- [DATASET EXTRACT]
──────
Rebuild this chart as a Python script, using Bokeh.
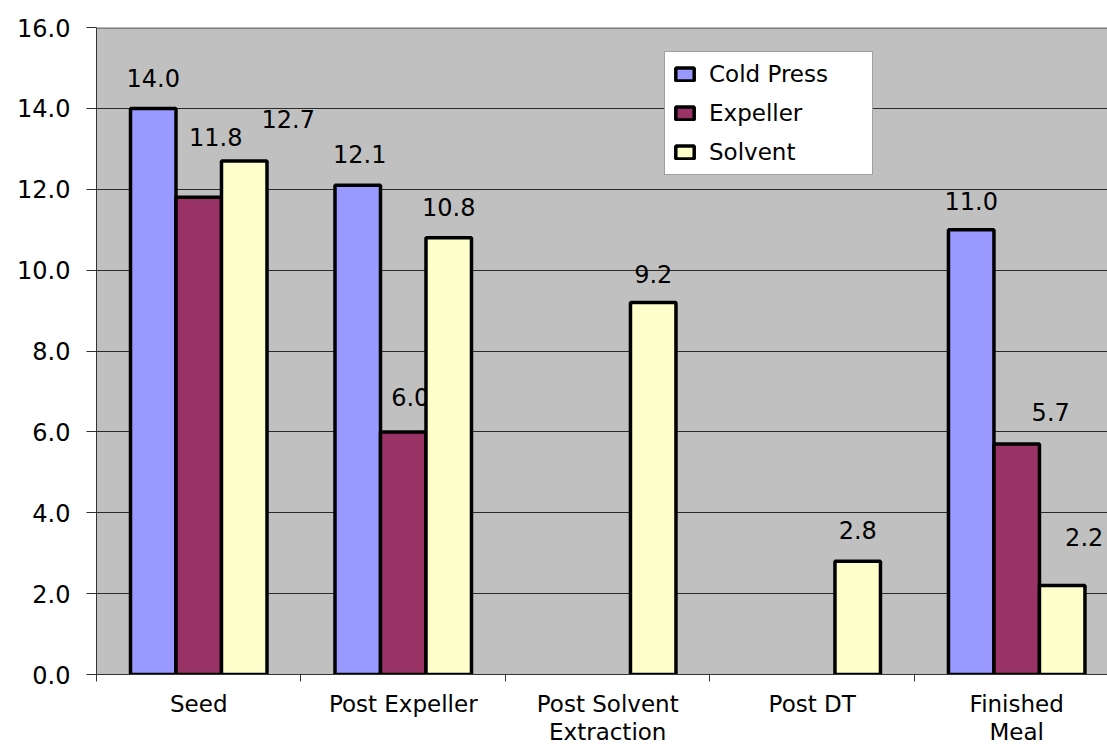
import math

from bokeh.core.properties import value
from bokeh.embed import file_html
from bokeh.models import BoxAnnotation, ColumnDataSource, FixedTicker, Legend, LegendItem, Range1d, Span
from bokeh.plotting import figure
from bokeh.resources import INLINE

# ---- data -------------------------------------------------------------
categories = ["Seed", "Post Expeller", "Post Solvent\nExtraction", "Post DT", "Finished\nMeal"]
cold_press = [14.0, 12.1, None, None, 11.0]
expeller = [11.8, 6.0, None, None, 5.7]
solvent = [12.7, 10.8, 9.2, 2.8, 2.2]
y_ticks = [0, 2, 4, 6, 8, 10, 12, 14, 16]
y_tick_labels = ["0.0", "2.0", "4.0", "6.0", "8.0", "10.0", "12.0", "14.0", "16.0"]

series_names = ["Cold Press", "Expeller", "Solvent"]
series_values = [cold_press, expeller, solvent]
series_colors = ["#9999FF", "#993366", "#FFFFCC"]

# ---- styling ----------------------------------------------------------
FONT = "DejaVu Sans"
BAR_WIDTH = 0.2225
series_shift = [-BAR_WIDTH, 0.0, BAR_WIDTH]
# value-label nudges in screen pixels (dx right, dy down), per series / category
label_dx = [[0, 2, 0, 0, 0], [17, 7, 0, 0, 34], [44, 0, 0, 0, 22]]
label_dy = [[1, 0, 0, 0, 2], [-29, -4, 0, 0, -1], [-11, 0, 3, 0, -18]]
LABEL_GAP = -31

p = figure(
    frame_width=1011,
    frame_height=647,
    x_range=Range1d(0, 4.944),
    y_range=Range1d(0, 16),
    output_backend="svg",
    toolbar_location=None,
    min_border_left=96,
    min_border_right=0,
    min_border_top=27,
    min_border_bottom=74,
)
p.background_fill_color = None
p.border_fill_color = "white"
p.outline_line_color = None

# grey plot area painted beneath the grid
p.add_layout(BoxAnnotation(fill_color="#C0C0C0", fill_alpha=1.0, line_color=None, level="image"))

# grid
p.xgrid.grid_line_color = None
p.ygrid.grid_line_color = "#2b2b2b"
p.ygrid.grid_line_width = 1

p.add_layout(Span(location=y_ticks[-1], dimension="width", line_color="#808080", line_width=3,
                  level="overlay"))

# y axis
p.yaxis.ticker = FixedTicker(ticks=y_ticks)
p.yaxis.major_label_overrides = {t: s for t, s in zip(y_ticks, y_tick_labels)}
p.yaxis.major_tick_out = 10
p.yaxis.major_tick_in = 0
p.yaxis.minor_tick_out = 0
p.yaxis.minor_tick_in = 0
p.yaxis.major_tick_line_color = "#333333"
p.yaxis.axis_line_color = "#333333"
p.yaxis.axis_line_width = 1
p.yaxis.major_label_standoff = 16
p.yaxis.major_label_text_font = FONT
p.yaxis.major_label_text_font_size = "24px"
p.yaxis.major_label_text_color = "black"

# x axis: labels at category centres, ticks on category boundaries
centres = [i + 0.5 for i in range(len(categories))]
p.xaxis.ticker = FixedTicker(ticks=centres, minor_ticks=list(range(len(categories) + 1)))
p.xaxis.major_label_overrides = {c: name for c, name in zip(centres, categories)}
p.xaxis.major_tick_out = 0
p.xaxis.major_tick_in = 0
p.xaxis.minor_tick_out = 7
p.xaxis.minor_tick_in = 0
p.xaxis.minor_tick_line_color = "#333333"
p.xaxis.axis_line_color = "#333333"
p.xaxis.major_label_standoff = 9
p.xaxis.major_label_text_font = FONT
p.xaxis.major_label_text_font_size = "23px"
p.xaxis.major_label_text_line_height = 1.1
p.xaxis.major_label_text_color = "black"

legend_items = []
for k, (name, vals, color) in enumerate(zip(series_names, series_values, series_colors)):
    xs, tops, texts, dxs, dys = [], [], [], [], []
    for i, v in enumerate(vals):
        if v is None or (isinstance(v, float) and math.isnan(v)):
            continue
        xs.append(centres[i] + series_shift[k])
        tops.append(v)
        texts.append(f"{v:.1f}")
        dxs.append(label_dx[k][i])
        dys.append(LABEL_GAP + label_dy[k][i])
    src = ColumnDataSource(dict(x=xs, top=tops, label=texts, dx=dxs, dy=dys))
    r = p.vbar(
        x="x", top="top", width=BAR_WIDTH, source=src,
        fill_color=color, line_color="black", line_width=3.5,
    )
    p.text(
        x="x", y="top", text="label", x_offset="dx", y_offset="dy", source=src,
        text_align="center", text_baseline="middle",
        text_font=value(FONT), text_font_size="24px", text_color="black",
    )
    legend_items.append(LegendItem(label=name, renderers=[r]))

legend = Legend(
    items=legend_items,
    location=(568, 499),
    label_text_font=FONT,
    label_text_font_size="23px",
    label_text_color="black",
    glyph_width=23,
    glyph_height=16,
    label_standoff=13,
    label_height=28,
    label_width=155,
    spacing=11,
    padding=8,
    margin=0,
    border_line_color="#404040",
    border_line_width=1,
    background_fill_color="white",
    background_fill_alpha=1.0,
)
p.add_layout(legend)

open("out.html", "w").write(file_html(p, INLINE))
──────
- [EXERCISE OBJECTIVE] Pictures stay out. Repeat only the lines from the beginning of the data through the line that has "from bokeh.resources import INLINE".

- [ANSWER FOR THIS EXERCISE]
Rebuild this chart as a Python script, using Bokeh.
import math

from bokeh.core.properties import value
from bokeh.embed import file_html
from bokeh.models import BoxAnnotation, ColumnDataSource, FixedTicker, Legend, LegendItem, Range1d, Span
from bokeh.plotting import figure
from bokeh.resources import INLINE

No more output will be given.